-- BEGIN RECORDED DATA --

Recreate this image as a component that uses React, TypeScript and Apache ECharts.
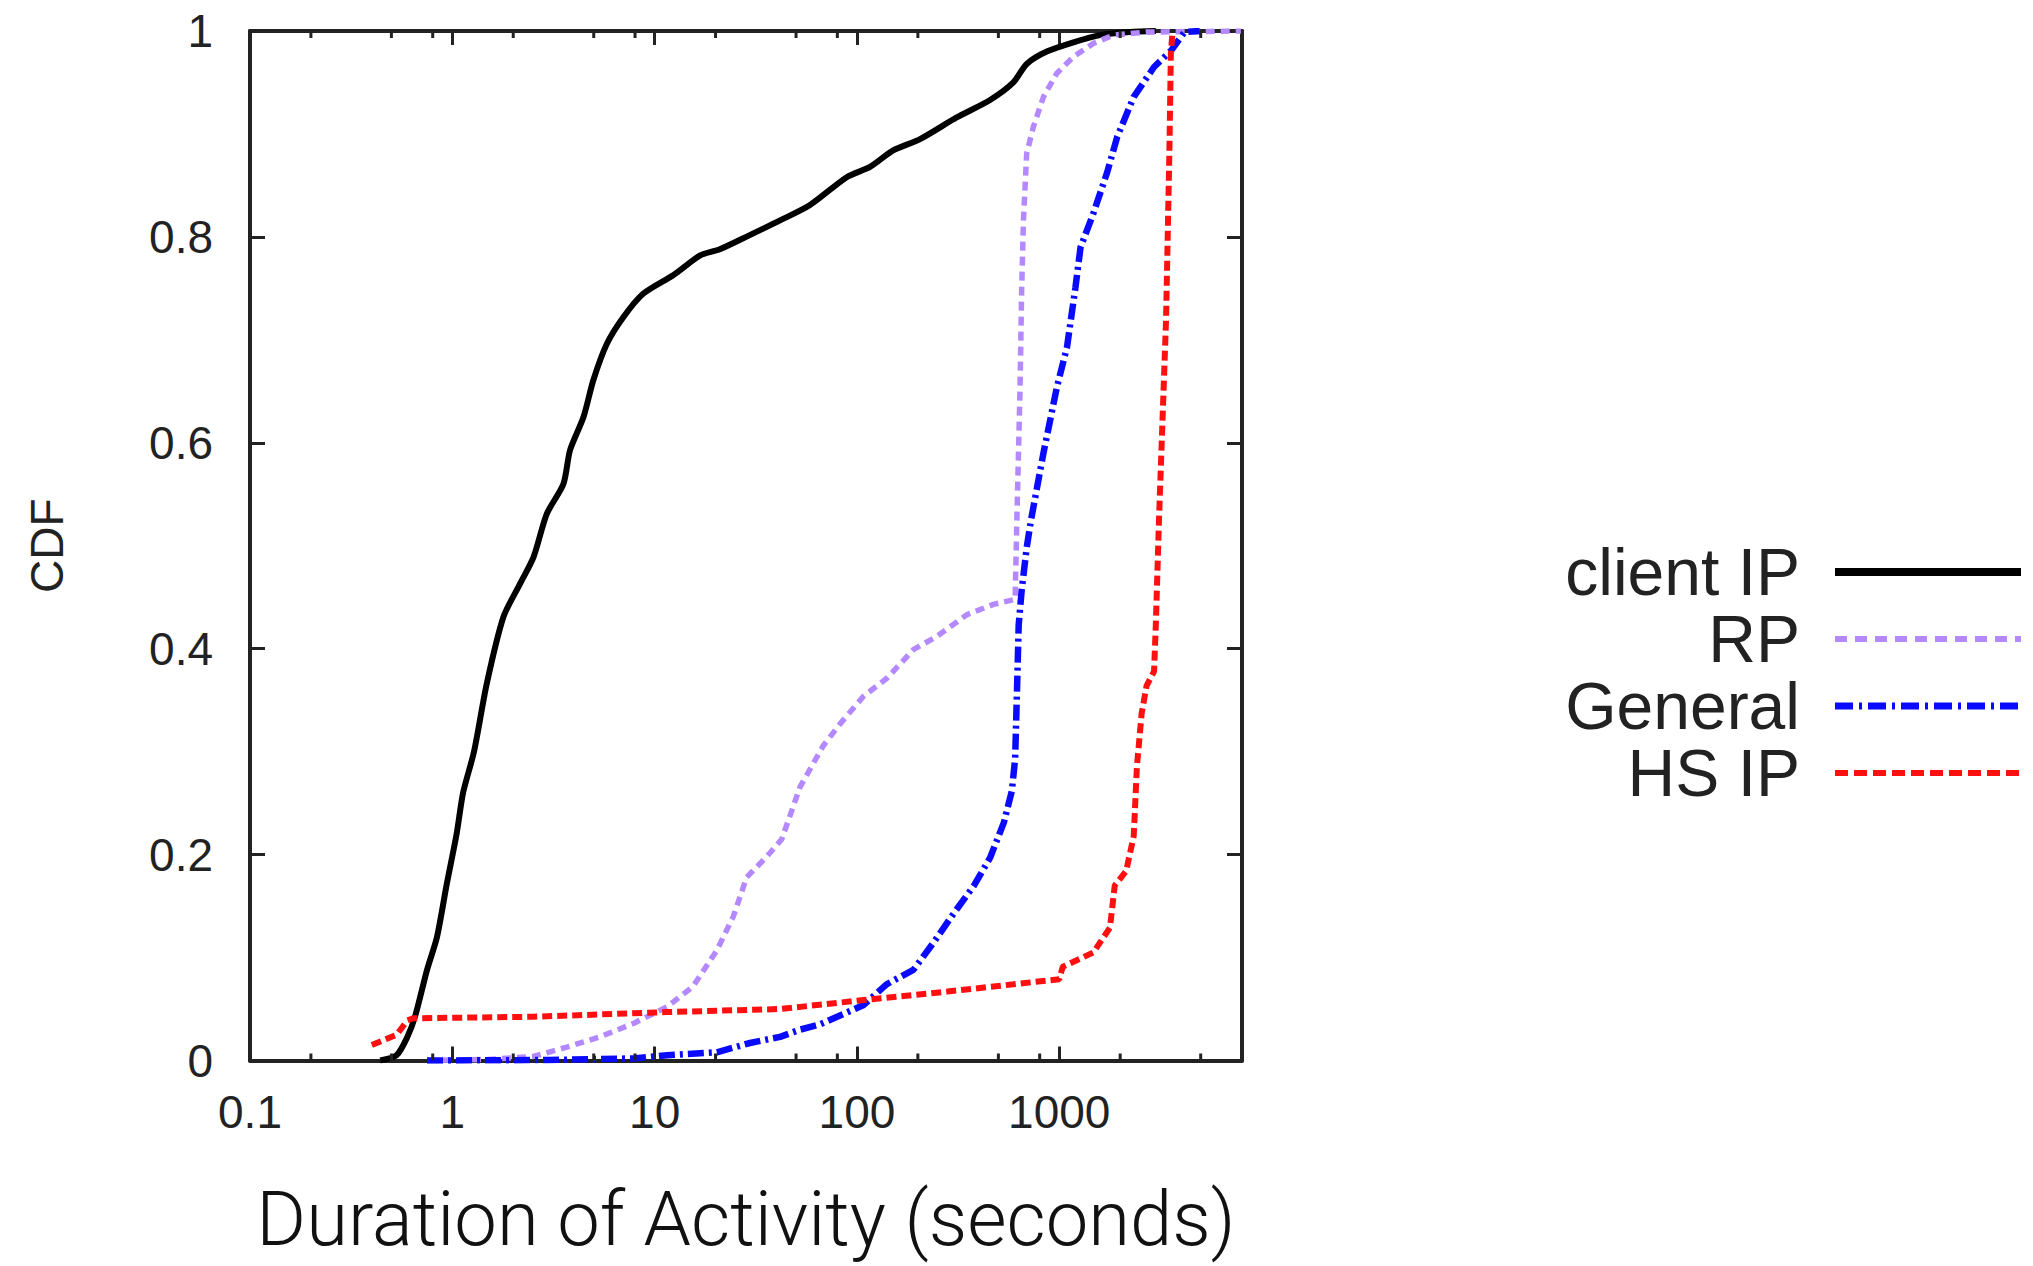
import React, { useEffect, useRef } from "react";
import * as echarts from "echarts";

// ---- data ----
const seriesNames = ["client IP", "RP", "General", "HS IP"];
const xTickLabels = ["0.1", "1", "10", "100", "1000"];
const minorTickValues = [0.2, 0.5, 0.8, 2, 5, 8, 20, 50, 80, 200, 500, 800, 2000, 5000];

const clientIP: [number, number][] = [
  [0.44, 0], [0.53, 0.005], [0.6, 0.023], [0.655, 0.043], [0.75, 0.088], [0.84, 0.12],
  [0.94, 0.172], [1.05, 0.22], [1.13, 0.26], [1.28, 0.3], [1.48, 0.366], [1.79, 0.431],
  [2.16, 0.463], [2.52, 0.489], [2.93, 0.531], [3.54, 0.56], [3.82, 0.593], [4.45, 0.625],
  [4.98, 0.661], [5.8, 0.696], [7.0, 0.722], [8.8, 0.745], [12.4, 0.763], [16.8, 0.782],
  [21, 0.788], [29, 0.801], [41.7, 0.816], [58.6, 0.831], [89, 0.858], [116, 0.868],
  [151, 0.884], [205, 0.895], [311, 0.916], [455, 0.933], [593, 0.95], [690, 0.968],
  [867, 0.98], [1175, 0.989], [1594, 0.996], [2240, 0.999], [3000, 1],
];

const rp: [number, number][] = [
  [0.75, 0], [1.5, 0.001], [2.52, 0.004], [3.68, 0.013], [5.37, 0.023], [7.85, 0.036],
  [11.5, 0.052], [15.5, 0.072], [20.3, 0.107], [24.5, 0.14], [28.5, 0.178], [35.8, 0.198],
  [42.5, 0.215], [52.4, 0.266], [68.3, 0.306], [82.5, 0.327], [108, 0.354], [140, 0.371],
  [190, 0.399], [248, 0.412], [349, 0.433], [472, 0.443], [605, 0.448], [617, 0.525],
  [640, 0.654], [652, 0.751], [665, 0.816], [690, 0.881], [745, 0.907], [835, 0.936],
  [973, 0.959], [1176, 0.975], [1475, 0.988], [1850, 0.996], [2700, 0.999], [7900, 1],
];

const general: [number, number][] = [
  [0.75, 0], [3, 0.0005], [7.85, 0.002], [11.5, 0.005], [20.3, 0.008], [29.6, 0.017],
  [41.7, 0.023], [52.4, 0.03], [65.5, 0.035], [108, 0.054], [140, 0.074], [190, 0.088],
  [240, 0.115], [301, 0.143], [379, 0.17], [455, 0.197], [532, 0.231], [583, 0.262],
  [605, 0.293], [617, 0.354], [630, 0.423], [652, 0.457], [690, 0.498], [725, 0.525],
  [835, 0.59], [973, 0.654], [1092, 0.693], [1202, 0.751], [1274, 0.79], [1475, 0.823],
  [1720, 0.862], [1932, 0.897], [2333, 0.936], [2940, 0.965], [3570, 0.981], [4160, 0.999],
  [4950, 1],
];

const hsIP: [number, number][] = [
  [0.4, 0.015], [0.53, 0.025], [0.6, 0.039], [0.64, 0.041], [2.52, 0.0425], [11.5, 0.047],
  [41.7, 0.05], [111, 0.059], [280, 0.067], [593, 0.074], [1000, 0.079], [1040, 0.091],
  [1475, 0.105], [1780, 0.129], [1880, 0.17], [2140, 0.184], [2333, 0.218], [2420, 0.286],
  [2553, 0.337], [2700, 0.364], [2940, 0.378], [3000, 0.423], [3110, 0.525], [3370, 0.719],
  [3500, 0.881], [3560, 0.978], [3630, 1],
];

const FONT = "'Liberation Sans', Arial, Helvetica, sans-serif";
const FRAME = "#222";
const COLORS = ["#000000", "#b489ff", "#0a0aff", "#ff1010"];

export default function App() {
  const ref = useRef<HTMLDivElement>(null);

  useEffect(() => {
    if (!ref.current) return;
    const chart = echarts.init(ref.current, null, { renderer: "svg" });

    const xFormatter = (v: number) => {
      const s = String(Number(Number(v).toPrecision(6)));
      return xTickLabels.includes(s) ? s : "";
    };

    const commonX = {
      type: "log",
      logBase: 10,
      min: 0.1,
      max: 8000,
      splitLine: { show: false },
      axisLine: { show: true, onZero: false, lineStyle: { color: FRAME, width: 4 } },
      axisTick: { show: true, inside: true, length: 14, lineStyle: { color: FRAME, width: 3 } },
    };
    const commonY = {
      type: "value",
      min: 0,
      max: 1,
      interval: 0.2,
      splitLine: { show: false },
      axisLine: { show: true, onZero: false, lineStyle: { color: FRAME, width: 4 } },
      axisTick: { show: true, inside: true, length: 15, lineStyle: { color: FRAME, width: 3 } },
    };

    const line = (
      name: string,
      data: [number, number][],
      color: string,
      type: any,
      width: number,
      smooth: number
    ) => ({
      name,
      type: "line",
      data,
      showSymbol: false,
      symbol: "none",
      smooth,
      lineStyle: { color, width, type, cap: "butt" },
      itemStyle: { color },
      z: 3,
    });

    const legendItem = (i: number, width: number, type: any) => ({
      name: seriesNames[i],
      itemStyle: { opacity: 0 },
      lineStyle: { color: COLORS[i], width, type, opacity: 1 },
    });

    chart.setOption({
      animation: false,
      backgroundColor: "#fff",
      grid: { left: 250, right: 791, top: 31, bottom: 205.5, containLabel: false },
      xAxis: [
        {
          ...commonX,
          position: "bottom",
          axisLabel: {
            show: true,
            formatter: xFormatter,
            showMaxLabel: false,
            fontSize: 46,
            fontFamily: FONT,
            color: "#222",
            margin: 28,
          },
          name: "Duration of Activity (seconds)",
          nameLocation: "middle",
          nameGap: 120,
          nameTextStyle: {
            fontSize: 76,
            fontFamily: "Roboto, 'Liberation Sans', sans-serif",
            fontWeight: 300,
            color: "#111",
            lineHeight: 76,
          },
        },
        { ...commonX, position: "top", axisLabel: { show: false } },
      ],
      yAxis: [
        {
          ...commonY,
          position: "left",
          axisLabel: { show: true, fontSize: 46, fontFamily: FONT, color: "#222", margin: 37 },
          name: "CDF",
          nameLocation: "middle",
          nameGap: 180,
          nameTextStyle: { fontSize: 46, fontFamily: FONT, color: "#222", lineHeight: 46 },
        },
        { ...commonY, position: "right", axisLabel: { show: false } },
      ],
      legend: {
        data: [
          legendItem(0, 8, "solid"),
          legendItem(1, 6, [12, 8]),
          legendItem(2, 7, [18, 6, 3, 6]),
          legendItem(3, 6, [13, 6]),
        ],
        orient: "vertical",
        right: 3,
        top: 534,
        align: "right",
        itemWidth: 186,
        itemHeight: 14,
        itemGap: 1,
        selectedMode: false,
        textStyle: {
          fontSize: 66,
          fontFamily: FONT,
          color: "#222",
          lineHeight: 62,
          padding: [0, 30, 0, 0],
        },
      },
      series: [
        line(seriesNames[0], clientIP, COLORS[0], "solid", 6, 0.25),
        line(seriesNames[1], rp, COLORS[1], [9, 6], 5.5, 0),
        line(seriesNames[2], general, COLORS[2], [16, 5, 3, 5], 6.5, 0),
        line(seriesNames[3], hsIP, COLORS[3], [10, 5], 6, 0),
        {
          name: "minorTicks",
          type: "custom",
          xAxisIndex: 0,
          yAxisIndex: 0,
          data: minorTickValues.map((v) => [v, 0]),
          encode: { x: 0, y: 1 },
          silent: true,
          z: 4,
          renderItem: (params: any, api: any) => {
            const v = api.value(0);
            const b = api.coord([v, 0]);
            const t = api.coord([v, 1]);
            const st = { stroke: FRAME, lineWidth: 3 };
            return {
              type: "group",
              children: [
                { type: "line", shape: { x1: b[0], y1: b[1], x2: b[0], y2: b[1] - 7 }, style: st },
                { type: "line", shape: { x1: t[0], y1: t[1], x2: t[0], y2: t[1] + 7 }, style: st },
              ],
            };
          },
        },
      ],
    });

    return () => chart.dispose();
  }, []);

  return (
    <div
      ref={ref}
      style={{ position: "absolute", left: 0, top: 0, width: 2033, height: 1266, background: "#fff" }}
    />
  );
}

-- END RECORDED DATA --

**WHAT NEEDS TO BE DONE**
Skip the pictures, please, and transcribe only the lines from the beginning of the material through the one that contains "import * as".

**REPLY**
Recreate this image as a component that uses React, TypeScript and Apache ECharts.
import React, { useEffect, useRef } from "react";
import * as echarts from "echarts";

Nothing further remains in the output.